**STATED GOAL**
Restate all the material verbatim, except for the pictures.
START
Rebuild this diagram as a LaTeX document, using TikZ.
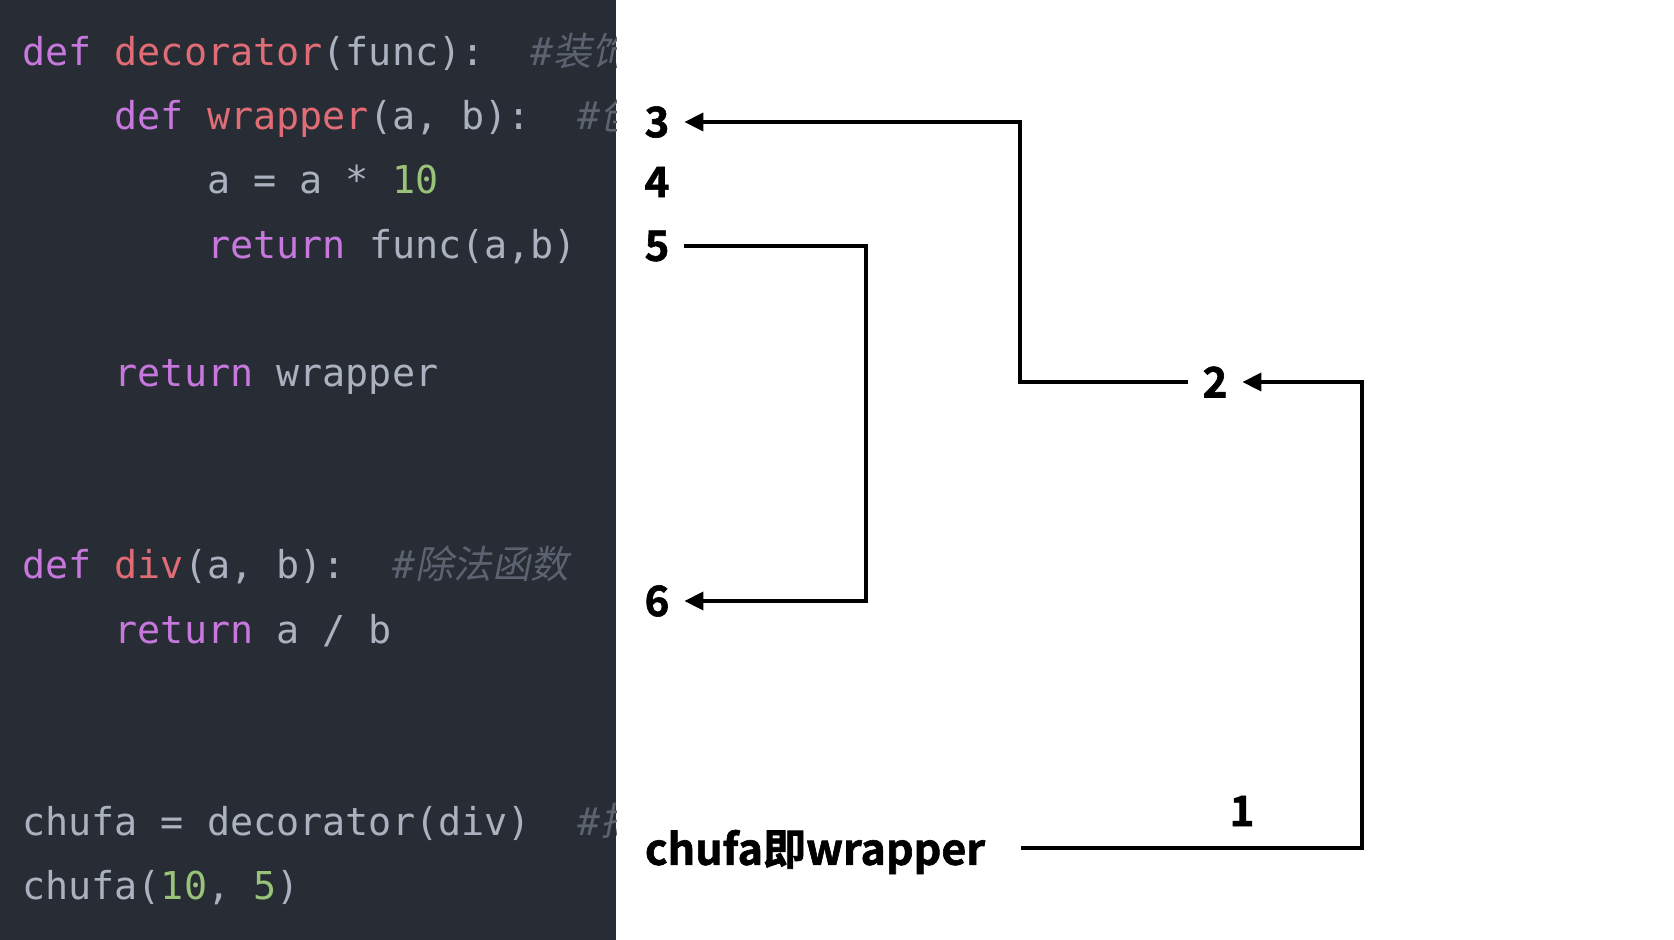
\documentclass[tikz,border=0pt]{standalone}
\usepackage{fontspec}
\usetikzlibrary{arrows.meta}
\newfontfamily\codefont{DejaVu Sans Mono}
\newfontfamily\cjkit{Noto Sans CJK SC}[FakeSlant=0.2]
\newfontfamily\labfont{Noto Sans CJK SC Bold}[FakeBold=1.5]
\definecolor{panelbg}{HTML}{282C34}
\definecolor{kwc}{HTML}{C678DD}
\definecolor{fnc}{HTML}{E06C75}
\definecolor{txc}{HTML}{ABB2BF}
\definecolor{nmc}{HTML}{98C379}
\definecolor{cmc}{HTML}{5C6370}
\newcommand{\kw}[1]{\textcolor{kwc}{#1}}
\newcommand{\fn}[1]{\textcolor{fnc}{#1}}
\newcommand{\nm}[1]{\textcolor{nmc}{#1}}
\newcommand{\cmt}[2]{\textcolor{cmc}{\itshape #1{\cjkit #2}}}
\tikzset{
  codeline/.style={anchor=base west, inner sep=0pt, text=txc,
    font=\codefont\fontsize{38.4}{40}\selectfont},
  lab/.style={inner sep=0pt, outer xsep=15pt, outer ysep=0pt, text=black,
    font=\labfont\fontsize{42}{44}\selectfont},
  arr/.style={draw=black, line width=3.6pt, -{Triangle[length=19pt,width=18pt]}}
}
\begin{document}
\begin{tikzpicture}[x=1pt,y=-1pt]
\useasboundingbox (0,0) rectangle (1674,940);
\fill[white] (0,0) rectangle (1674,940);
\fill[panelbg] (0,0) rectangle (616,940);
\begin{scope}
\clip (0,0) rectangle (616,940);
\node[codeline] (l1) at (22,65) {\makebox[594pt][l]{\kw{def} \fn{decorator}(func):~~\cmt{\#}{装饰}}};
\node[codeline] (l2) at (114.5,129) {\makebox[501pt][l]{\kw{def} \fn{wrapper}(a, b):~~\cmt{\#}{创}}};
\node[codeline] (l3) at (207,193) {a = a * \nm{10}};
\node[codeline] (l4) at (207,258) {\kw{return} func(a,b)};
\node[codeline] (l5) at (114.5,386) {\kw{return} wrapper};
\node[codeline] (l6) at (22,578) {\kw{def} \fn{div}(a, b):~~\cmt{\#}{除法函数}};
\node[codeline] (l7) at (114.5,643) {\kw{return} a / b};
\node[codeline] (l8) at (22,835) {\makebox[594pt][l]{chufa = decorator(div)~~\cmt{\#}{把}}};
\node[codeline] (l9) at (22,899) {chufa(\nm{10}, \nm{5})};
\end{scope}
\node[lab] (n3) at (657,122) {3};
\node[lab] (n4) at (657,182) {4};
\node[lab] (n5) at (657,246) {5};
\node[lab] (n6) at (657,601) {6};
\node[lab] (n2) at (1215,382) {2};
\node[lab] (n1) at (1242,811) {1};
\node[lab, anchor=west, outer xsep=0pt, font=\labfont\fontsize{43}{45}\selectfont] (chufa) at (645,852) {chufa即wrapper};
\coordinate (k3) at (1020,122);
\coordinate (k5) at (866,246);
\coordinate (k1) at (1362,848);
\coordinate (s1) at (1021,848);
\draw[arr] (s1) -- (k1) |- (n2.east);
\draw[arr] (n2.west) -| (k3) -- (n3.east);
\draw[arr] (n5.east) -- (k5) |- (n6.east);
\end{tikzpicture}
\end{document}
END
**FINISHED TASK**
Rebuild this diagram as a LaTeX document, using TikZ.
\documentclass[tikz,border=0pt]{standalone}
\usepackage{fontspec}
\usetikzlibrary{arrows.meta}
\newfontfamily\codefont{DejaVu Sans Mono}
\newfontfamily\cjkit{Noto Sans CJK SC}[FakeSlant=0.2]
\newfontfamily\labfont{Noto Sans CJK SC Bold}[FakeBold=1.5]
\definecolor{panelbg}{HTML}{282C34}
\definecolor{kwc}{HTML}{C678DD}
\definecolor{fnc}{HTML}{E06C75}
\definecolor{txc}{HTML}{ABB2BF}
\definecolor{nmc}{HTML}{98C379}
\definecolor{cmc}{HTML}{5C6370}
\newcommand{\kw}[1]{\textcolor{kwc}{#1}}
\newcommand{\fn}[1]{\textcolor{fnc}{#1}}
\newcommand{\nm}[1]{\textcolor{nmc}{#1}}
\newcommand{\cmt}[2]{\textcolor{cmc}{\itshape #1{\cjkit #2}}}
\tikzset{
  codeline/.style={anchor=base west, inner sep=0pt, text=txc,
    font=\codefont\fontsize{38.4}{40}\selectfont},
  lab/.style={inner sep=0pt, outer xsep=15pt, outer ysep=0pt, text=black,
    font=\labfont\fontsize{42}{44}\selectfont},
  arr/.style={draw=black, line width=3.6pt, -{Triangle[length=19pt,width=18pt]}}
}
\begin{document}
\begin{tikzpicture}[x=1pt,y=-1pt]
\useasboundingbox (0,0) rectangle (1674,940);
\fill[white] (0,0) rectangle (1674,940);
\fill[panelbg] (0,0) rectangle (616,940);
\begin{scope}
\clip (0,0) rectangle (616,940);
\node[codeline] (l1) at (22,65) {\makebox[594pt][l]{\kw{def} \fn{decorator}(func):~~\cmt{\#}{装饰}}};
\node[codeline] (l2) at (114.5,129) {\makebox[501pt][l]{\kw{def} \fn{wrapper}(a, b):~~\cmt{\#}{创}}};
\node[codeline] (l3) at (207,193) {a = a * \nm{10}};
\node[codeline] (l4) at (207,258) {\kw{return} func(a,b)};
\node[codeline] (l5) at (114.5,386) {\kw{return} wrapper};
\node[codeline] (l6) at (22,578) {\kw{def} \fn{div}(a, b):~~\cmt{\#}{除法函数}};
\node[codeline] (l7) at (114.5,643) {\kw{return} a / b};
\node[codeline] (l8) at (22,835) {\makebox[594pt][l]{chufa = decorator(div)~~\cmt{\#}{把}}};
\node[codeline] (l9) at (22,899) {chufa(\nm{10}, \nm{5})};
\end{scope}
\node[lab] (n3) at (657,122) {3};
\node[lab] (n4) at (657,182) {4};
\node[lab] (n5) at (657,246) {5};
\node[lab] (n6) at (657,601) {6};
\node[lab] (n2) at (1215,382) {2};
\node[lab] (n1) at (1242,811) {1};
\node[lab, anchor=west, outer xsep=0pt, font=\labfont\fontsize{43}{45}\selectfont] (chufa) at (645,852) {chufa即wrapper};
\coordinate (k3) at (1020,122);
\coordinate (k5) at (866,246);
\coordinate (k1) at (1362,848);
\coordinate (s1) at (1021,848);
\draw[arr] (s1) -- (k1) |- (n2.east);
\draw[arr] (n2.west) -| (k3) -- (n3.east);
\draw[arr] (n5.east) -- (k5) |- (n6.east);
\end{tikzpicture}
\end{document}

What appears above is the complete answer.